近況・・隠れ家居酒屋で旧友とサシ飲みした

「サシ飲み」という言葉をご存じだろうか。40代の頃、この言葉に潜む「重さ」に気づかず、同級生のT先生とか、高校同期生のN君とか、定期的に飲みに誘っていた。たぶん、T先生とかN君とか、迷惑だっただろうなー。今ではそう思える。あの頃は、自分が本質的に「孤独な存在」であることに、まだ気づいていなかった。家庭をもち、友達はいなくて、それでも寂しくないけど、このままでいいんだろうか? やっぱり、友達と呼べる人間を、ちゃんと「確保」しておくべきでは? その頃の僕は、おそらく「友達がいない」という状態を恐れていたように思う。あるいは恥ずかしかったのかも。

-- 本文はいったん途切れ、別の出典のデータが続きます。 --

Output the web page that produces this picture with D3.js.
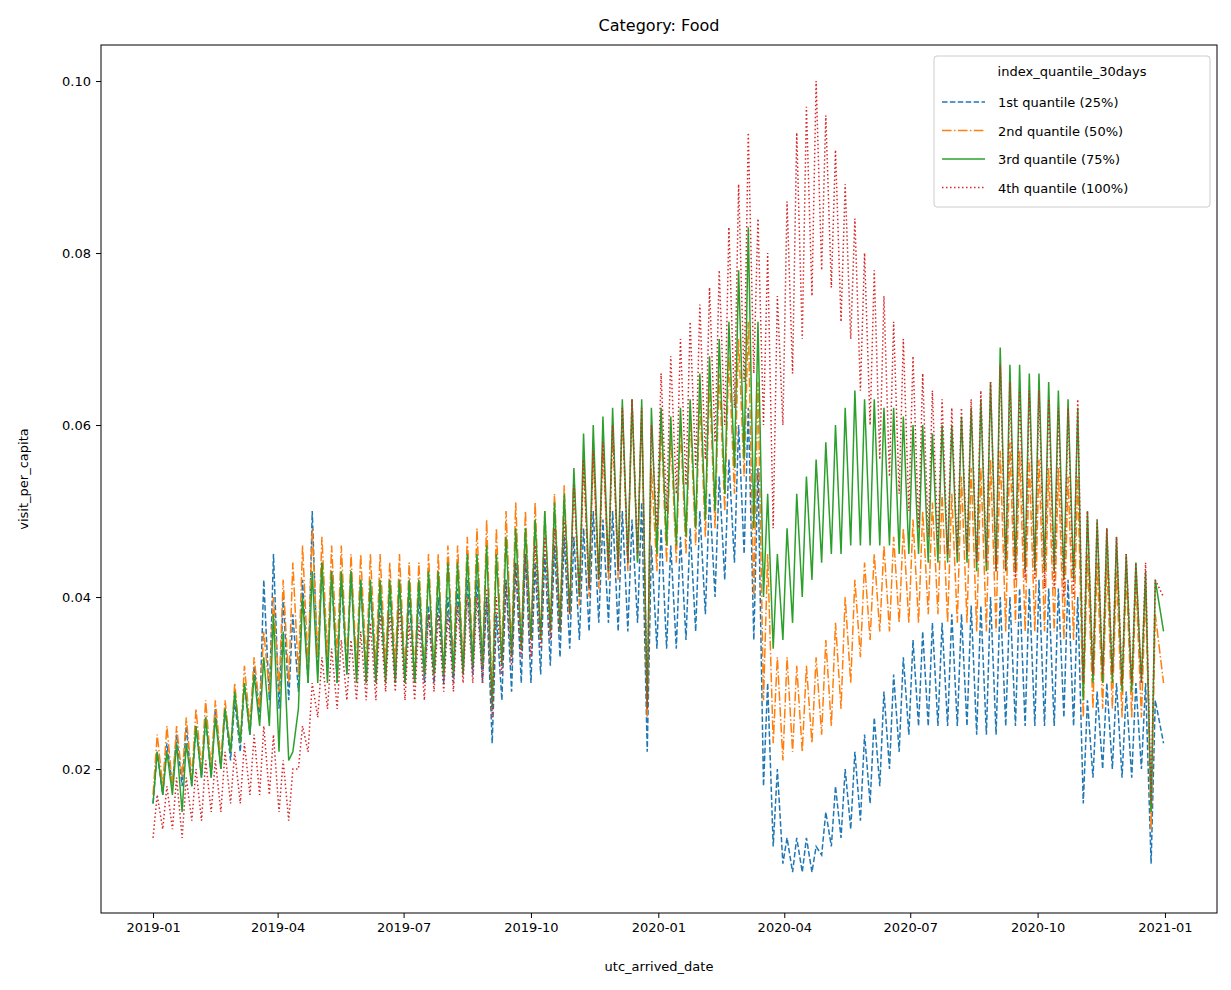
<!DOCTYPE html>
<html>
<head>
<meta charset="utf-8">
<script src="https://cdn.jsdelivr.net/npm/d3@7"></script>
<style>
  body { margin: 0; background: #fff; }
  text { font-family: "DejaVu Sans", sans-serif; }
</style>
</head>
<body>
<svg id="chart" width="1231" height="990"></svg>
<script>
// weekly peak / trough readings (thousandths of visit_per_capita), week 0 = 2019-01-01
const q1Hi = [22,23,24,25, 25,26,27,27, 28,30,32,42,45, 40,38,42,50, 44,43,42,43,42, 41,40,41,42, 40,40,39,40, 40,41,42,42,40, 38,42,44,45, 44,45,46,47,47, 48,50,49,50, 50,49,51,46,
              48,46,47,48, 50,52,54,56, 60,62,55,30,20, 12,12,12,11, 15,18,20,22,24, 26,29,31,33, 35,36,37,37, 38,38,39,39,40, 40,40,41,41, 42,41,41,42,40, 28,29,30,30, 29,30,30,28];
const q1Lo = [16,17,18,18, 18,19,19,20, 21,22,24,26,28, 27,28,29,30, 31,31,30,31,31, 30,30,31,30, 30,30,30,30, 30,30,31,31,30, 23,28,29,30, 30,31,32,33,34, 35,36,37,37, 36,36,37,22,
              34,34,34,35, 36,38,40,42, 44,45,35,18,11, 9,8,8,8, 10,11,12,13,14, 16,18,20,22, 24,25,25,25, 25,25,25,24,24, 24,25,25,25, 25,25,25,26,25, 16,19,20,20, 19,19,20,9];
const q2Hi = [24,25,25,26, 27,28,28,28, 30,32,33,36,40, 42,44,46,48, 47,46,46,45,45, 45,45,44,45, 44,44,45,45, 46,46,47,48,49, 48,50,51,50, 51,50,52,53,54, 56,57,58,60, 62,63,62,55,
              60,59,60,61, 63,65,66,68, 70,72,65,45,33, 33,32,32,33, 35,37,40,42,44, 45,46,47,48, 49,50,51,52, 52,54,55,55,56, 57,58,57,56, 56,55,55,54,54, 45,44,44,43, 43,42,41,38];
const q2Lo = [17,18,18,19, 19,20,20,21, 22,23,25,27,29, 29,30,31,32, 33,33,33,32,32, 32,32,32,32, 31,31,31,31, 31,32,32,33,32, 28,33,34,34, 35,35,36,37,38, 39,40,41,42, 42,43,44,26,
              43,44,44,45, 46,47,48,50, 52,54,40,28,23, 21,22,22,23, 24,25,27,30,33, 35,36,36,37, 37,37,38,38, 37,37,37,36,36, 36,36,37,36, 36,36,36,35,35, 26,27,27,27, 26,26,26,13];
const q3Hi = [22,22,23,23, 25,26,26,27, 29,30,31,33,38, 36,22,40,43, 44,43,43,43,42, 42,42,42,42, 42,42,43,43, 44,44,45,45,46, 45,47,48,48, 49,50,51,52,55, 59,60,61,62, 63,63,63,62,
              62,61,62,63, 66,68,70,72, 78,83,72,52,45, 48,52,54,56, 58,60,62,64,63, 63,62,62,61, 60,60,59,60, 60,61,62,63,65, 69,67,67,66, 66,65,64,63,62, 50,49,48,47, 45,44,43,42];
const q3Lo = [16,17,17,15, 18,19,19,20, 22,23,24,25,25, 22,21,27,30, 30,30,30,31,30, 30,30,30,30, 30,30,31,31, 31,31,31,32,32, 27,32,33,34, 35,35,36,36,38, 40,41,42,43, 43,44,44,27,
              45,46,46,47, 48,49,50,52, 55,56,48,40,34, 35,37,40,42, 44,45,45,46,46, 46,46,46,45, 45,45,44,44, 44,44,44,43,43, 43,43,43,43, 43,43,43,42,42, 28,30,30,30, 29,29,30,15];
const q4Hi = [17,18,19,19, 20,21,21,22, 22,23,24,25,24, 21,20,25,30, 33,34,35,35,36, 37,38,38,39, 37,37,38,38, 38,39,40,40,41, 40,42,44,45, 46,47,48,49,53, 56,57,58,60, 62,63,62,60,
              66,68,70,72, 74,76,78,83, 88,94,84,80,75, 86,94,97,100, 96,92,88,84,80, 78,75,72,70, 68,66,64,63, 62,62,63,64,65, 67,65,64,64, 64,63,62,62,63, 50,49,48,47, 45,44,44,42];
const q4Lo = [12,13,13,12, 14,14,15,15, 16,16,17,17,17, 15,14,20,22, 26,27,27,28,28, 28,28,29,29, 28,28,28,29, 29,29,30,30,30, 26,31,32,33, 33,34,35,36,38, 40,41,42,43, 43,44,45,27,
              48,50,52,53, 55,56,58,60, 62,65,66,60,48, 60,66,70,75, 78,76,72,70,64, 60,56,54,52, 50,48,47,46, 45,45,45,44,44, 43,43,42,42, 42,41,41,40,40, 30,31,31,31, 30,30,30,16];
const endValues = [23, 30, 36, 40];  // 2020-12-31

const seriesNames = ['1st quantile (25%)', '2nd quantile (50%)', '3rd quantile (75%)', '4th quantile (100%)'];
const seriesColors = ['#1f77b4', '#ff7f0e', '#2ca02c', '#d62728'];
const seriesDash = ['5.5,2.4', '9.6,2.4,1.5,2.4', null, '1.5,2.5'];
const xTicks = ['2019-01', '2019-04', '2019-07', '2019-10', '2020-01', '2020-04', '2020-07', '2020-10', '2021-01'];
const yTicks = [0.02, 0.04, 0.06, 0.08, 0.10];

const parseMonth = d3.timeParse('%Y-%m');
const startDate = new Date(2019, 0, 1);
const endDate = new Date(2020, 11, 31);
const DAY = 86400000;

function buildSeries(hi, lo, endVal) {
    let pts = [];
    for (let i = 0; i < hi.length; i++) {
        pts.push({ date: d3.timeDay.offset(startDate, 7 * i), v: lo[i] / 1000 });
        pts.push({ date: d3.timeDay.offset(startDate, 7 * i + 3), v: hi[i] / 1000 });
    }
    pts.push({ date: endDate, v: endVal / 1000 });
    return pts;
}

const allSeries = [
    buildSeries(q1Hi, q1Lo, endValues[0]),
    buildSeries(q2Hi, q2Lo, endValues[1]),
    buildSeries(q3Hi, q3Lo, endValues[2]),
    buildSeries(q4Hi, q4Lo, endValues[3])
];

const svg = d3.select('#chart');
const pLeft = 101, pRight = 1217, pTop = 45, pBottom = 913;

const x = d3.scaleTime()
    .domain([new Date(+startDate - 37.6 * DAY), new Date(+startDate + (731 + 37.6) * DAY)])
    .range([pLeft, pRight]);
const y = d3.scaleLinear()
    .domain([0.00326, 0.10419])
    .range([pBottom, pTop]);

const plot = svg.append('g');
plot.append('clipPath').attr('id', 'clip').append('rect')
    .attr('x', pLeft).attr('y', pTop).attr('width', pRight - pLeft).attr('height', pBottom - pTop);

const line = d3.line().x(d => x(d.date)).y(d => y(d.v));

allSeries.forEach((s, i) => {
    plot.append('path')
        .datum(s)
        .attr('clip-path', 'url(#clip)')
        .attr('fill', 'none')
        .attr('stroke', seriesColors[i])
        .attr('stroke-width', 1.5)
        .attr('stroke-dasharray', seriesDash[i])
        .attr('d', line);
});

// axes
const xAxis = d3.axisBottom(x).tickValues(xTicks.map(parseMonth)).tickFormat(d3.timeFormat('%Y-%m')).tickSizeOuter(0).tickSize(5).tickPadding(5);
const yAxis = d3.axisLeft(y).tickValues(yTicks).tickFormat(d3.format('.2f')).tickSizeOuter(0).tickSize(5).tickPadding(5);

const gx = svg.append('g').attr('transform', `translate(0,${pBottom})`).call(xAxis);
const gy = svg.append('g').attr('transform', `translate(${pLeft},0)`).call(yAxis);
[gx, gy].forEach(g => {
    g.select('.domain').remove();
    g.selectAll('text').attr('font-size', 13).attr('fill', '#000').style('font-family', 'DejaVu Sans');
    g.selectAll('line').attr('stroke', '#000');
});

svg.append('rect')
    .attr('x', pLeft).attr('y', pTop).attr('width', pRight - pLeft).attr('height', pBottom - pTop)
    .attr('fill', 'none').attr('stroke', '#000').attr('stroke-width', 1);

svg.append('text').attr('x', (pLeft + pRight) / 2).attr('y', 31).attr('text-anchor', 'middle')
    .attr('font-size', 16).text('Category: Food');
svg.append('text').attr('x', (pLeft + pRight) / 2).attr('y', 971).attr('text-anchor', 'middle')
    .attr('font-size', 13).text('utc_arrived_date');
svg.append('text').attr('transform', 'translate(28,479) rotate(-90)').attr('text-anchor', 'middle')
    .attr('font-size', 13).text('visit_per_capita');

// legend
const lg = svg.append('g');
lg.append('rect').attr('x', 934).attr('y', 56).attr('width', 276).attr('height', 151).attr('rx', 3)
    .attr('fill', '#fff').attr('fill-opacity', 0.8).attr('stroke', '#ccc');
lg.append('text').attr('x', 1072).attr('y', 76).attr('text-anchor', 'middle').attr('font-size', 13).text('index_quantile_30days');
seriesNames.forEach((n, i) => {
    const yy = 102 + i * 28.5;
    lg.append('line').attr('x1', 942).attr('x2', 985).attr('y1', yy).attr('y2', yy)
        .attr('stroke', seriesColors[i]).attr('stroke-width', 1.5).attr('stroke-dasharray', seriesDash[i]);
    lg.append('text').attr('x', 998).attr('y', yy + 5).attr('font-size', 13).text(n);
});
</script>
</body>
</html>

男同士の「サシ飲み」は、やはりちょっとした「重さ」があると思う。女性と違い、男性は、いわゆる世間話が得意でない。少なくとも、僕はそうです。どうでもいい話で場をつなぐ、というスキルが欠落している。そういう人間が「飲みにいかへん?」と、軽々しく誘うのはおかしいと思っている。実際に「サシ飲み」が始まって、話のネタに尽きて、二人とも黙ってしまったらどうするよ? 男性二人なら、あり得ることだ。しかも自分が誘ったなら、それは罪が重い。

前置きが長くなった。24日(木)に旧友のM先生と「サシ飲み」をしました。きっかけは、Messengerで二年ぶりにM先生から連絡が入った。詳細は伏せますが、その中でM先生が「飯いこか?」と誘ってくれた。上記のように、僕から誘うのは気がひけるが、誘われたら嬉しい。特にM先生は、僕が双極性障害でどん底にいる時に、そう、1998年とかかなー? あの頃は、本当に孤独だった。自分は医業のレールから外れて、週に一度、バイトしている頃。あの頃、Macについて、いろいろ教えてくれた。あの時も「サシ飲み」だったと思う。本当に嬉しかった。

あれから20数年が経過し、男の「サシ飲み」でも、話のネタが尽きることはあるまい。場所はM先生が探してくれた。僕が「京都駅周辺」という注文を出した。「神兵衛」という隠れ家居酒屋である。僕はやや不安だったので、定刻の一時間前に、その隠れ家へアクセスを試みた。iPhoneのマップを手がかりにして探すも、もうひとつはっきりしない。それくらい真剣に「隠れ家」なのである。いったん、七条烏丸の珈琲館で一息入れる。僕は元来が方向音痴なので、こうした作業はたいてい予定通りには行かない。

待ち合わせの時刻は17時半。七条新町を少し上がったところにあるのだが、さっきチェックしたのとはぜんぜん違う風景が広がっていた。細長い入口をおそるおそる進むと、玄関が現れた。すげーな。どうも、本来はしらす丼が自慢らしいが、今はしらす不足で提供できないようだ。店の中では、すでにM先生が待っていた。やー、久しぶり!

サシでいろんなことをしゃべった。親のこと、兄弟のこと、家庭のこと、そして自分のこと。M先生も腰を痛めたそうだ。ジムに通っているらしい。阪神が好調なこと、岡田監督がいい仕事しているとか。50代半ばって、いろんなしがらみがある。だから「真っ白な自由」は、あり得ない。というか、その「へばりつくようなしがらみ」のがんじがらめの中で、いかに呼吸をし、気力を保ち、空気の流れを感じ、幻かもしれない「出口」を夢見るか。もちろん人それぞれだから、M先生と僕とでは自分を取り巻く世界観は違う。でも、そうした50代半ば独特の「苦しいけど、なんとかしなければどうしようもない」という共通の感覚はあると思った。そう、どうしようもないのだ、まさに。

三時間半くらい呑んで、しゃべっただろうか。旧友と、よい時間を過ごせた。ありがとう、M先生。M先生、いろいろ話を聞いたけど、彼も本当に過酷な人生を送っている。そして、その過酷さに、しっかりと立ち向かっている。「M先生、頑張ってるなー」と思いつつ、自分も頑張らねばと、力をいただいたのでした。男同士のサシ飲みは、たまーにするのはいいもんだと思います。以上「隠れ家居酒屋で旧友とサシ飲みした」と題して、文章こさえました。